Arizona was a popular pick to become an upset victim against Belmont in last year's NCAA tournament. This year, the Wildcats have been tabbed by some to be the first No. 1 seed to get knocked off, possibly by their second game.

Yeah, it's annoying to constantly be doubted, especially with everything Arizona has accomplished under coach Sean Miller.

All the Wildcats can do is shrug and keep their focus on what's in front of them.

"The bottom line is, just win," Miller said. "It's not about talking or predicting. Unfortunately, the people who predict, no one ever holds them to their prediction. They go on and make another prediction. It's an awesome job. If you're right, great, if you're not, who cares? Just do it again."

The Wildcats have had a knack for quieting the doubters.
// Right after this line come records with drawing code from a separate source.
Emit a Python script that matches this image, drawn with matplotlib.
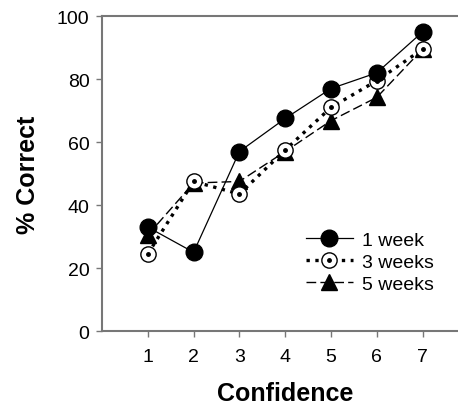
import matplotlib.pyplot as plt
from matplotlib.legend_handler import HandlerTuple

plt.rcParams['font.family'] = ['Liberation Sans', 'DejaVu Sans']

confidence = [1, 2, 3, 4, 5, 6, 7]
week1 = [33, 25, 57, 67.5, 77, 82, 95]
week3 = [24.5, 47.5, 43.5, 57.5, 71, 79.5, 89.5]
week5 = [30.5, 47, 47.5, 57, 66.8, 74.2, 89.5]

fig = plt.figure(figsize=(4.58, 4.10), dpi=100)
ax = fig.add_axes([0.2227, 0.1902, 0.80, 0.768])

l1, = ax.plot(confidence, week1, '-', color='black', lw=0.9, marker='o',
              ms=12, mfc='black', mec='black', zorder=5)
l3, = ax.plot(confidence, week3, ':', color='black', lw=2.4, marker='o',
              ms=11, mfc='white', mec='black', mew=1.0, zorder=4)
d3, = ax.plot(confidence, week3, ls='none', marker='o', ms=2.5,
              color='black', zorder=4)
l5, = ax.plot(confidence, week5, color='black', lw=1.0, dashes=(7, 3),
              marker='^', ms=11, mfc='black', mec='black', zorder=3)

ax.set_xlim(0, 8)
ax.set_ylim(0, 100)
ax.set_xticks(confidence)
ax.set_yticks([0, 20, 40, 60, 80, 100])
ax.tick_params(labelsize=14, length=4, width=1, color='#777777')
ax.tick_params(axis='x', pad=8)
ax.tick_params(axis='y', pad=5)
ax.spines['right'].set_visible(False)
for s in ax.spines.values():
    s.set_color('#777777')
    s.set_linewidth(1.5)

ax.set_xlabel('Confidence', fontsize=18, fontweight='bold', labelpad=12)
ax.set_ylabel('% Correct', fontsize=18, fontweight='bold', labelpad=12)

ax.legend([l1, (l3, d3), l5], ['1 week', '3 weeks', '5 weeks'],
          handler_map={tuple: HandlerTuple(ndivide=1)},
          loc='center', bbox_to_anchor=(0.808, 0.3585),
          bbox_transform=fig.transFigure, frameon=False,
          fontsize=14, handlelength=2.4, handletextpad=0.5,
          labelspacing=0.24)

fig.savefig('out.png', dpi=100)
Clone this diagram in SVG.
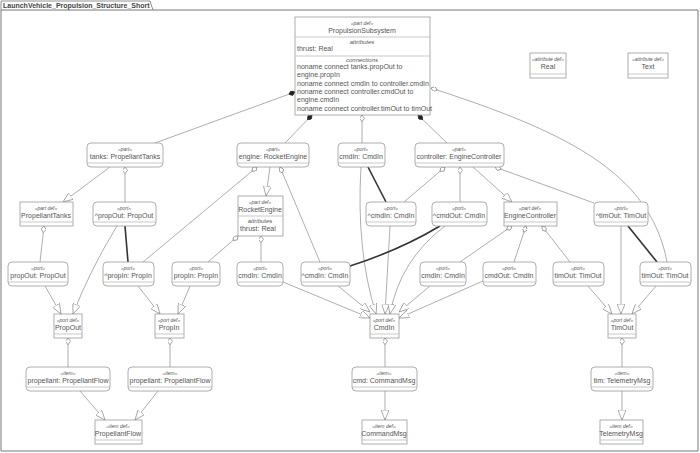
<svg xmlns="http://www.w3.org/2000/svg" width="700" height="453" viewBox="0 0 700 453">
<style>
text{font-family:"Liberation Sans",Arial,sans-serif;fill:#555;text-anchor:middle}
.s{font-size:5px;font-style:italic}
.n{font-size:7px}
.l{text-anchor:start}
.b{fill:#fff;stroke:#999;stroke-width:0.8}
.d{stroke:#bbb;stroke-width:0.8;fill:none}
.c{stroke:#777;stroke-width:0.6;fill:none}
.k{stroke:#333;stroke-width:1.6;fill:none}
.g{marker-end:url(#tri)}
.o{marker-start:url(#dia)}
.f{marker-start:url(#fdia)}
</style>
<defs>
<marker id="tri" viewBox="0 0 10 8" refX="10" refY="4" markerWidth="10" markerHeight="8" markerUnits="userSpaceOnUse" orient="auto"><path d="M0,0 L10,4 L0,8 z" fill="#fff" stroke="#777" stroke-width="0.6"/></marker>
<marker id="dia" viewBox="0 0 8 6" refX="8" refY="3" markerWidth="7" markerHeight="5" markerUnits="userSpaceOnUse" orient="auto-start-reverse"><path d="M0,3 L4,0 L8,3 L4,6 z" fill="#fff" stroke="#777" stroke-width="0.8"/></marker>
<marker id="fdia" viewBox="0 0 8 6" refX="8" refY="3" markerWidth="7" markerHeight="5" markerUnits="userSpaceOnUse" orient="auto-start-reverse"><path d="M0,3 L4,0 L8,3 L4,6 z" fill="#222" stroke="#222" stroke-width="0.8"/></marker>
</defs>
<rect x="0" y="0" width="700" height="453" fill="#fff"/>
<path d="M1,10 H698 V451 H1 Z" fill="none" stroke="#777" stroke-width="1"/>
<path d="M1,10 V1 H150 L153,10" fill="none" stroke="#777" stroke-width="0.8"/>
<text x="3" y="8" class="l" style="font-size:7px;font-weight:bold;fill:#444">LaunchVehicle_Propulsion_Structure_Short</text>

<g id="connectors">
<path class="c f" d="M295,92 L155,143"/>
<path class="c f" d="M312,115 L285,143"/>
<path class="c o" d="M362,115 L362,143"/>
<path class="c f" d="M418,115 L447,143"/>
<path class="c o" d="M431,88 C560,130 650,170 667,262"/>
<path class="c g" d="M110,167 L63,202"/>
<path class="c o" d="M125,167 L125,202"/>
<path class="c o" d="M44,226 L40,262"/>
<path class="c g" d="M117,226 Q90,270 73,314"/>
<path class="k" d="M125,226 L128,262"/>
<path class="c g" d="M45,286 L61,314"/>
<path class="c g" d="M138,286 L160,314"/>
<path class="c g" d="M190,286 L178,314"/>
<path class="c o" d="M257,167 L143,262"/>
<path class="c g" d="M270,167 L266,196"/>
<path class="c o" d="M280,167 L320,262"/>
<path class="c o" d="M238,236 L208,262"/>
<path class="c o" d="M261,236 L261,262"/>
<path class="c g" d="M283,282 L370,318"/>
<path class="c g" d="M338,286 L370,312"/>
<path class="c g" d="M361,167 Q356,250 376,314"/>
<path class="k" d="M368,167 L386,202"/>
<path class="c g" d="M390,226 L385,314"/>
<path class="k" d="M440,226 Q400,250 350,266"/>
<path class="c g" d="M445,226 Q400,260 390,314"/>
<path class="c g" d="M430,286 L399,312"/>
<path class="c g" d="M483,281 L399,318"/>
<path class="c o" d="M445,167 L404,202"/>
<path class="c o" d="M460,167 L460,202"/>
<path class="c g" d="M473,167 L512,202"/>
<path class="c o" d="M495,167 L594,203"/>
<path class="c o" d="M512,226 L460,262"/>
<path class="c o" d="M526,226 L514,262"/>
<path class="c o" d="M542,226 L570,262"/>
<path class="c g" d="M588,286 L612,314"/>
<path class="c g" d="M621,226 L621,314"/>
<path class="k" d="M628,226 L657,262"/>
<path class="c g" d="M656,286 L632,314"/>
<path class="c o" d="M68,338 L68,367"/>
<path class="c o" d="M170,338 L170,367"/>
<path class="c g" d="M80,391 L105,420"/>
<path class="c g" d="M158,391 L135,420"/>
<path class="c o" d="M385,338 L385,367"/>
<path class="c g" d="M385,391 L385,420"/>
<path class="c o" d="M622,338 L622,367"/>
<path class="c g" d="M622,391 L622,420"/>
</g>

<g id="PropulsionSubsystem">
<rect class="b" x="295" y="17" width="135" height="98"/>
<text class="s" x="362" y="25">«part def»</text>
<text class="n" x="362" y="33">PropulsionSubsystem</text>
<line class="d" x1="295" y1="37" x2="430" y2="37"/>
<text class="s" x="362" y="44" style="font-size:6px">attributes</text>
<text class="n l" x="297" y="51">thrust: Real</text>
<line class="d" x1="295" y1="56" x2="430" y2="56"/>
<text class="s" x="362" y="62" style="font-size:6px">connections</text>
<text class="n l" x="297" y="69">noname connect tanks.propOut to</text>
<text class="n l" x="297" y="77">engine.propIn</text>
<text class="n l" x="297" y="86">noname connect cmdIn to controller.cmdIn</text>
<text class="n l" x="297" y="94">noname connect controller.cmdOut to</text>
<text class="n l" x="297" y="102">engine.cmdIn</text>
<text class="n l" x="297" y="111">noname connect controller.timOut to timOut</text>
</g>
<g id="Real"><rect class="b" x="530" y="53" width="36" height="25"/><text class="s" x="548" y="61">«attribute def»</text><text class="n" x="548" y="69">Real</text><line class="d" x1="530" y1="74" x2="566" y2="74"/></g>
<g id="Text"><rect class="b" x="628" y="53" width="40" height="25"/><text class="s" x="648" y="61">«attribute def»</text><text class="n" x="648" y="69">Text</text><line class="d" x1="628" y1="74" x2="668" y2="74"/></g>

<g id="tanks"><rect class="b" x="87" y="143" width="76" height="24" rx="4"/><text class="s" x="125" y="151">«part»</text><text class="n" x="125" y="159">tanks: PropellantTanks</text><line class="d" x1="87" y1="163" x2="163" y2="163"/></g>
<g id="engine"><rect class="b" x="237" y="143" width="72" height="24" rx="4"/><text class="s" x="273" y="151">«part»</text><text class="n" x="273" y="159">engine: RocketEngine</text><line class="d" x1="237" y1="163" x2="309" y2="163"/></g>
<g id="cmdIn_top"><rect class="b" x="338" y="143" width="47" height="24" rx="4"/><text class="s" x="361" y="151">«port»</text><text class="n" x="361" y="159">cmdIn: CmdIn</text><line class="d" x1="338" y1="163" x2="385" y2="163"/></g>
<g id="controller"><rect class="b" x="415" y="143" width="89" height="24" rx="4"/><text class="s" x="459" y="151">«part»</text><text class="n" x="459" y="159">controller: EngineController</text><line class="d" x1="415" y1="163" x2="504" y2="163"/></g>

<g id="PropellantTanks"><rect class="b" x="20" y="202" width="53" height="24"/><text class="s" x="46" y="210">«part def»</text><text class="n" x="46" y="218">PropellantTanks</text><line class="d" x1="20" y1="222" x2="73" y2="222"/></g>
<g id="tanks_propOut"><rect class="b" x="93" y="202" width="63" height="24" rx="4"/><text class="s" x="124" y="210">«port»</text><text class="n" x="124" y="218">^propOut: PropOut</text><line class="d" x1="93" y1="222" x2="156" y2="222"/></g>
<g id="RocketEngine"><rect class="b" x="238" y="196" width="45" height="40"/><text class="s" x="260" y="204">«part def»</text><text class="n" x="260" y="212">RocketEngine</text><line class="d" x1="238" y1="216" x2="283" y2="216"/><text class="s" x="260" y="223" style="font-size:6px">attributes</text><text class="n l" x="240" y="231">thrust: Real</text></g>
<g id="ctrl_cmdIn"><rect class="b" x="366" y="202" width="50" height="24" rx="4"/><text class="s" x="391" y="210">«port»</text><text class="n" x="391" y="218">^cmdIn: CmdIn</text><line class="d" x1="366" y1="222" x2="416" y2="222"/></g>
<g id="ctrl_cmdOut"><rect class="b" x="432" y="202" width="55" height="24" rx="4"/><text class="s" x="459" y="210">«port»</text><text class="n" x="459" y="218">^cmdOut: CmdIn</text><line class="d" x1="432" y1="222" x2="487" y2="222"/></g>
<g id="EngineController"><rect class="b" x="504" y="202" width="53" height="24"/><text class="s" x="530" y="210">«part def»</text><text class="n" x="530" y="218">EngineController</text><line class="d" x1="504" y1="222" x2="557" y2="222"/></g>
<g id="ctrl_timOut"><rect class="b" x="594" y="202" width="54" height="24" rx="4"/><text class="s" x="621" y="210">«port»</text><text class="n" x="621" y="218">^timOut: TimOut</text><line class="d" x1="594" y1="222" x2="648" y2="222"/></g>

<g id="PT_propOut"><rect class="b" x="8" y="262" width="60" height="24" rx="4"/><text class="s" x="38" y="270">«port»</text><text class="n" x="38" y="278">propOut: PropOut</text><line class="d" x1="8" y1="282" x2="68" y2="282"/></g>
<g id="eng_propIn"><rect class="b" x="103" y="262" width="51" height="24" rx="4"/><text class="s" x="128" y="270">«port»</text><text class="n" x="128" y="278">^propIn: PropIn</text><line class="d" x1="103" y1="282" x2="154" y2="282"/></g>
<g id="RE_propIn"><rect class="b" x="172" y="262" width="48" height="24" rx="4"/><text class="s" x="196" y="270">«port»</text><text class="n" x="196" y="278">propIn: PropIn</text><line class="d" x1="172" y1="282" x2="220" y2="282"/></g>
<g id="RE_cmdIn"><rect class="b" x="237" y="262" width="46" height="24" rx="4"/><text class="s" x="260" y="270">«port»</text><text class="n" x="260" y="278">cmdIn: CmdIn</text><line class="d" x1="237" y1="282" x2="283" y2="282"/></g>
<g id="eng_cmdIn"><rect class="b" x="301" y="262" width="49" height="24" rx="4"/><text class="s" x="325" y="270">«port»</text><text class="n" x="325" y="278">^cmdIn: CmdIn</text><line class="d" x1="301" y1="282" x2="350" y2="282"/></g>
<g id="EC_cmdIn"><rect class="b" x="420" y="262" width="46" height="24" rx="4"/><text class="s" x="443" y="270">«port»</text><text class="n" x="443" y="278">cmdIn: CmdIn</text><line class="d" x1="420" y1="282" x2="466" y2="282"/></g>
<g id="EC_cmdOut"><rect class="b" x="483" y="262" width="53" height="24" rx="4"/><text class="s" x="509" y="270">«port»</text><text class="n" x="509" y="278">cmdOut: CmdIn</text><line class="d" x1="483" y1="282" x2="536" y2="282"/></g>
<g id="EC_timOut"><rect class="b" x="553" y="262" width="51" height="24" rx="4"/><text class="s" x="578" y="270">«port»</text><text class="n" x="578" y="278">timOut: TimOut</text><line class="d" x1="553" y1="282" x2="604" y2="282"/></g>
<g id="timOut"><rect class="b" x="640" y="262" width="51" height="24" rx="4"/><text class="s" x="665" y="270">«port»</text><text class="n" x="665" y="278">timOut: TimOut</text><line class="d" x1="640" y1="282" x2="691" y2="282"/></g>

<g id="PropOut"><rect class="b" x="54" y="314" width="28" height="24"/><text class="s" x="68" y="322">«port def»</text><text class="n" x="68" y="330">PropOut</text><line class="d" x1="54" y1="334" x2="82" y2="334"/></g>
<g id="PropIn"><rect class="b" x="155" y="314" width="29" height="24"/><text class="s" x="169" y="322">«port def»</text><text class="n" x="169" y="330">PropIn</text><line class="d" x1="155" y1="334" x2="184" y2="334"/></g>
<g id="CmdIn"><rect class="b" x="370" y="314" width="29" height="24"/><text class="s" x="384" y="322">«port def»</text><text class="n" x="384" y="330">CmdIn</text><line class="d" x1="370" y1="334" x2="399" y2="334"/></g>
<g id="TimOut"><rect class="b" x="608" y="314" width="28" height="24"/><text class="s" x="622" y="322">«port def»</text><text class="n" x="622" y="330">TimOut</text><line class="d" x1="608" y1="334" x2="636" y2="334"/></g>

<g id="PO_propellant"><rect class="b" x="26" y="367" width="84" height="24" rx="4"/><text class="s" x="68" y="375">«item»</text><text class="n" x="68" y="383">propellant: PropellantFlow</text><line class="d" x1="26" y1="387" x2="110" y2="387"/></g>
<g id="PI_propellant"><rect class="b" x="128" y="367" width="84" height="24" rx="4"/><text class="s" x="170" y="375">«item»</text><text class="n" x="170" y="383">propellant: PropellantFlow</text><line class="d" x1="128" y1="387" x2="212" y2="387"/></g>
<g id="cmd"><rect class="b" x="352" y="367" width="65" height="24" rx="4"/><text class="s" x="384" y="375">«item»</text><text class="n" x="384" y="383">cmd: CommandMsg</text><line class="d" x1="352" y1="387" x2="417" y2="387"/></g>
<g id="tim"><rect class="b" x="591" y="367" width="62" height="24" rx="4"/><text class="s" x="622" y="375">«item»</text><text class="n" x="622" y="383">tim: TelemetryMsg</text><line class="d" x1="591" y1="387" x2="653" y2="387"/></g>

<g id="PropellantFlow"><rect class="b" x="95" y="420" width="47" height="24"/><text class="s" x="118" y="428">«item def»</text><text class="n" x="118" y="436">PropellantFlow</text><line class="d" x1="95" y1="440" x2="142" y2="440"/></g>
<g id="CommandMsg"><rect class="b" x="362" y="420" width="45" height="24"/><text class="s" x="384" y="428">«item def»</text><text class="n" x="384" y="436">CommandMsg</text><line class="d" x1="362" y1="440" x2="407" y2="440"/></g>
<g id="TelemetryMsg"><rect class="b" x="600" y="420" width="43" height="24"/><text class="s" x="621" y="428">«item def»</text><text class="n" x="621" y="436">TelemetryMsg</text><line class="d" x1="600" y1="440" x2="643" y2="440"/></g>
</svg>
They put a quick end to the upset talk against Belmont last year, overpowering the Bruins in a 17-point win. Even after bouncing Belmont, Arizona still had doubters, picked by some to lose to Harvard. The Wildcats make a mockery of that, too, rolling the Crimson by 23 on their way to the Elite Eight.

Doubts crept up again this season when sophomore forward Brandon Ashley went down with a season-ending foot injury on Feb. 1. No way could the Wildcats survive without one of their best players was what they heard.

Again, they refused to listen, using the perceived slight as chip-on-their-shoulder motivation to win the Pac-12 regular-season title and reach the conference championship game. Now, the Wildcats are hearing it again.

Not in the opening game. No one is really expecting Weber State to take down Arizona on Friday in San Diego; no No. 16 seed has ever beaten a 1, and the desert version of Wildcats appear to be too deep and athletic for the ones from Utah.

The supposed problem for Arizona comes after that, possibly on Sunday by ninth-seeded Oklahoma State if the Cowboys get past Gonzaga in their opening game. After that, it could be San Diego State in the next round, possibly Creighton or Oregon after that, surely by No. 2 Wisconsin in the West Regional final.

The Wildcats aren't listening.

"What you find is all of a sudden the teams that you felt were strong get upset and they aren't even in the tournament," Miller said.

"Things can change quickly in one game. It changes dramatically in the first weekend. For us, we have to play to win. You can't be out there playing not to lose."